_Records to process_

..........

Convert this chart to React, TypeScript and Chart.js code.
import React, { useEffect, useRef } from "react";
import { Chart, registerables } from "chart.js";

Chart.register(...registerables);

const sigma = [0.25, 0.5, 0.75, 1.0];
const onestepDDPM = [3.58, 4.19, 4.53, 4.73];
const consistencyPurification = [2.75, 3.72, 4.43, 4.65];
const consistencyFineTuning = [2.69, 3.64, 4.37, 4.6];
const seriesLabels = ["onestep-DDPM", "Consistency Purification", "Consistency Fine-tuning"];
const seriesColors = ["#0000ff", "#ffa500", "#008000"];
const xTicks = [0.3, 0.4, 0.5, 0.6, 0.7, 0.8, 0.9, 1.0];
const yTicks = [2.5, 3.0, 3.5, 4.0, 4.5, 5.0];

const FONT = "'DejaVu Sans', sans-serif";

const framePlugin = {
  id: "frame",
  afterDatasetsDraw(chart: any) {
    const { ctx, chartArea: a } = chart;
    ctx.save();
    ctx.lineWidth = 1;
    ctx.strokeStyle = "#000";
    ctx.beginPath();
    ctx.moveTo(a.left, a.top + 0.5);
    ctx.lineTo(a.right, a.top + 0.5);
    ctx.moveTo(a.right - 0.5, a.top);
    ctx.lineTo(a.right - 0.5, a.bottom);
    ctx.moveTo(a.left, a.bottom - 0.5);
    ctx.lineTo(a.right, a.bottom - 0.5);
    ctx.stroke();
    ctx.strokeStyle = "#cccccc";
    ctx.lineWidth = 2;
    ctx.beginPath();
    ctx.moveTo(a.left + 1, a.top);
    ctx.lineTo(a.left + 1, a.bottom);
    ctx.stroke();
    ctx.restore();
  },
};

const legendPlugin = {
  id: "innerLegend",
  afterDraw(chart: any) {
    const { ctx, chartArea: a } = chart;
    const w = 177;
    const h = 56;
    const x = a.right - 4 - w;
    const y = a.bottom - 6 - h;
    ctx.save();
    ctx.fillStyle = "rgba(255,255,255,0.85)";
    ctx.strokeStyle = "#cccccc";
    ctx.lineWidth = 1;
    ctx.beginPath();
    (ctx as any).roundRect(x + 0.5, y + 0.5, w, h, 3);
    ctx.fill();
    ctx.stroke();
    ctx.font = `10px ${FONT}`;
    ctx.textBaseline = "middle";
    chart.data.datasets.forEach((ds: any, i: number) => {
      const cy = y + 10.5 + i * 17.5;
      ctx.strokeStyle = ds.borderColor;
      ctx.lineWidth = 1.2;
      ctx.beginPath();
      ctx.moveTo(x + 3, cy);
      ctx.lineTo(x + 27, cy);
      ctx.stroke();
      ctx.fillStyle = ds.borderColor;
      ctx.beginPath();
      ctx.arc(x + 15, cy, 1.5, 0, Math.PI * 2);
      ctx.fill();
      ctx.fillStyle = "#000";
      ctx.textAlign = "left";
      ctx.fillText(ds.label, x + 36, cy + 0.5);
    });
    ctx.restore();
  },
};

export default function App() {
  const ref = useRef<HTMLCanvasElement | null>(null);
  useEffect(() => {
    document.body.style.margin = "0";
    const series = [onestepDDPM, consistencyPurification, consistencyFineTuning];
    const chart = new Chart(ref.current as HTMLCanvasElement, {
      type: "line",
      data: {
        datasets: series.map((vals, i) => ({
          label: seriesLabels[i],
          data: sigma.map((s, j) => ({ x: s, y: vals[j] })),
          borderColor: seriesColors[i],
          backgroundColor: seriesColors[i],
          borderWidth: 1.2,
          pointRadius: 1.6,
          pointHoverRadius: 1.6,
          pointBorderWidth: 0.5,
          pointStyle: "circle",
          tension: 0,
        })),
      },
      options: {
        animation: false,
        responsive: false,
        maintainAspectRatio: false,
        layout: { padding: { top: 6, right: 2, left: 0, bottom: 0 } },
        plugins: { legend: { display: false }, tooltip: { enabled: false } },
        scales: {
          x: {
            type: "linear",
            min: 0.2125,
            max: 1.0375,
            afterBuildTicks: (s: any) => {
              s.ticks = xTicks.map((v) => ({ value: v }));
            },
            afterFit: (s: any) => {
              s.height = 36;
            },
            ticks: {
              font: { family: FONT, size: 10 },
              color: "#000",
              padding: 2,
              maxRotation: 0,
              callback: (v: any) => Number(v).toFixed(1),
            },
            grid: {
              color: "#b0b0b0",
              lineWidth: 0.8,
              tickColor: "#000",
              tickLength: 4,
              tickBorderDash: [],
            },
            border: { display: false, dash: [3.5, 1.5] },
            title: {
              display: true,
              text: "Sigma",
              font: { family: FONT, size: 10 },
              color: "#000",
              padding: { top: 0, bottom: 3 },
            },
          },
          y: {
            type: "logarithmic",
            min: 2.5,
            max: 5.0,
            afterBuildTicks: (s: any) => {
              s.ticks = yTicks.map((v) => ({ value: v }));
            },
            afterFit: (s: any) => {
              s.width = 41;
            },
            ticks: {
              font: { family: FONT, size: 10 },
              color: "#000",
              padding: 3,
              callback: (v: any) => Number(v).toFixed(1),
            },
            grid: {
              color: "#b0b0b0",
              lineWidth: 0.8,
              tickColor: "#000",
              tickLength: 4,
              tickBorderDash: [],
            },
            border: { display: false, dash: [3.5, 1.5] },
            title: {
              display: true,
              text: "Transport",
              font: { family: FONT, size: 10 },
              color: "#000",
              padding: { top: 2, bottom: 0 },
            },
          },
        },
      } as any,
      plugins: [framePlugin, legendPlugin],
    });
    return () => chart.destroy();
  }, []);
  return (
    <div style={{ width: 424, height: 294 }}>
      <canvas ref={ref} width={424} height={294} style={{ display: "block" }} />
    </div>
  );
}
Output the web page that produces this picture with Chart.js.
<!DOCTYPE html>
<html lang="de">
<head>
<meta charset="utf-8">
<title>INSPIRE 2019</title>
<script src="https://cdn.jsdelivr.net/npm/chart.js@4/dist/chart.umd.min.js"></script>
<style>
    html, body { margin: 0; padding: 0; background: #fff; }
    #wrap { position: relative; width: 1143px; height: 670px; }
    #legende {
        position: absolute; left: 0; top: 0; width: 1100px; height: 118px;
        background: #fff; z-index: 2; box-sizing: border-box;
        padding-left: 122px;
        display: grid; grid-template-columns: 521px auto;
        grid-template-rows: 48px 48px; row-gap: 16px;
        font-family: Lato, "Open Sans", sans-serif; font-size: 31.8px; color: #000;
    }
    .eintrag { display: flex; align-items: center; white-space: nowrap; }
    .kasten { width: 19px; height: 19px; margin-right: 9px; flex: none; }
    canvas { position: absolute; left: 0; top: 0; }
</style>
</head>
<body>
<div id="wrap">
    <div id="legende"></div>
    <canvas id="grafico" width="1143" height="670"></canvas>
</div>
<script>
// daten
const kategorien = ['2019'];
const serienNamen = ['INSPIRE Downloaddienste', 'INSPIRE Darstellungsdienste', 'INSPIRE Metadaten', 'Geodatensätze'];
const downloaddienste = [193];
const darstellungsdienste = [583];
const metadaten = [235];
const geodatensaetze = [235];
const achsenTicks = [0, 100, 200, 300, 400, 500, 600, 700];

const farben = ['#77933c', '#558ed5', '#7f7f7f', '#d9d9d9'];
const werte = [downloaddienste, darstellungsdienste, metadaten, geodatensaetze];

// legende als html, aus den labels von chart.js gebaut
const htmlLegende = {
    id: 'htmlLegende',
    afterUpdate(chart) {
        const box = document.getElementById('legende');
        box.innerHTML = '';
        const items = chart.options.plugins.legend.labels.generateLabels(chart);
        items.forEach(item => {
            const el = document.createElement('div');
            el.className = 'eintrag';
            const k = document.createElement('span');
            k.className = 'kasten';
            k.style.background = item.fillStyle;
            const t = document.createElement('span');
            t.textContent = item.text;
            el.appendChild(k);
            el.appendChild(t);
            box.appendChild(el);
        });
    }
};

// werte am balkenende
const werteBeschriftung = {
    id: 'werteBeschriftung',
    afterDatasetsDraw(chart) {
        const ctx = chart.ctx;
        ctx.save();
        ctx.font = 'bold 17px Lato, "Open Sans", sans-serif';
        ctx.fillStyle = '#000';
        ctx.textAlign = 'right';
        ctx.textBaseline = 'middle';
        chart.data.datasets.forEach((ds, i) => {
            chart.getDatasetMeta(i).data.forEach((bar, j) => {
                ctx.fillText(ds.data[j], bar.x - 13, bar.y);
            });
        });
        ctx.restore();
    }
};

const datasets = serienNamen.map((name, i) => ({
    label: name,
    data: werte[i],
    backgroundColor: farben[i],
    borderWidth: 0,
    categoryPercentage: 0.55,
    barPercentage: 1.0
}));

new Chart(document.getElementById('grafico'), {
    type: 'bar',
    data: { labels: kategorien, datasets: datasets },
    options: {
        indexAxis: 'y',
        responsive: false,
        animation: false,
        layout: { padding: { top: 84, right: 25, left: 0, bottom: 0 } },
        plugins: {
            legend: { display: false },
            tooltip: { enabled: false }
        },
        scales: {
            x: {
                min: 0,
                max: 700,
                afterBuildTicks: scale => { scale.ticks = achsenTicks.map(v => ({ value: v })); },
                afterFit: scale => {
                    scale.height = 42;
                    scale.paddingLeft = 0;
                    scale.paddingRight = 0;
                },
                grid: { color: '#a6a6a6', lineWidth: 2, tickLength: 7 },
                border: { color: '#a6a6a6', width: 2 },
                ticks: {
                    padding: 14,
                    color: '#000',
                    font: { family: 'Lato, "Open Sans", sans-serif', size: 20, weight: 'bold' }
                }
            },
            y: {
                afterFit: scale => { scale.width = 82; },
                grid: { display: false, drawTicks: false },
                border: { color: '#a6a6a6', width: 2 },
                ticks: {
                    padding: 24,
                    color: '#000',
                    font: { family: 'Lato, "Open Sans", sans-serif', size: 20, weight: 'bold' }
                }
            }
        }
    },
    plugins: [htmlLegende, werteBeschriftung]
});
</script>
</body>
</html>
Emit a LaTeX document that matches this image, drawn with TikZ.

..........

_Written problem_
Give back the opening line of the records above and every line after it, up to and including the one with "Chart.register(...registerables);", unchanged.

_Answer to this exercise_
Convert this chart to React, TypeScript and Chart.js code.
import React, { useEffect, useRef } from "react";
import { Chart, registerables } from "chart.js";

Chart.register(...registerables);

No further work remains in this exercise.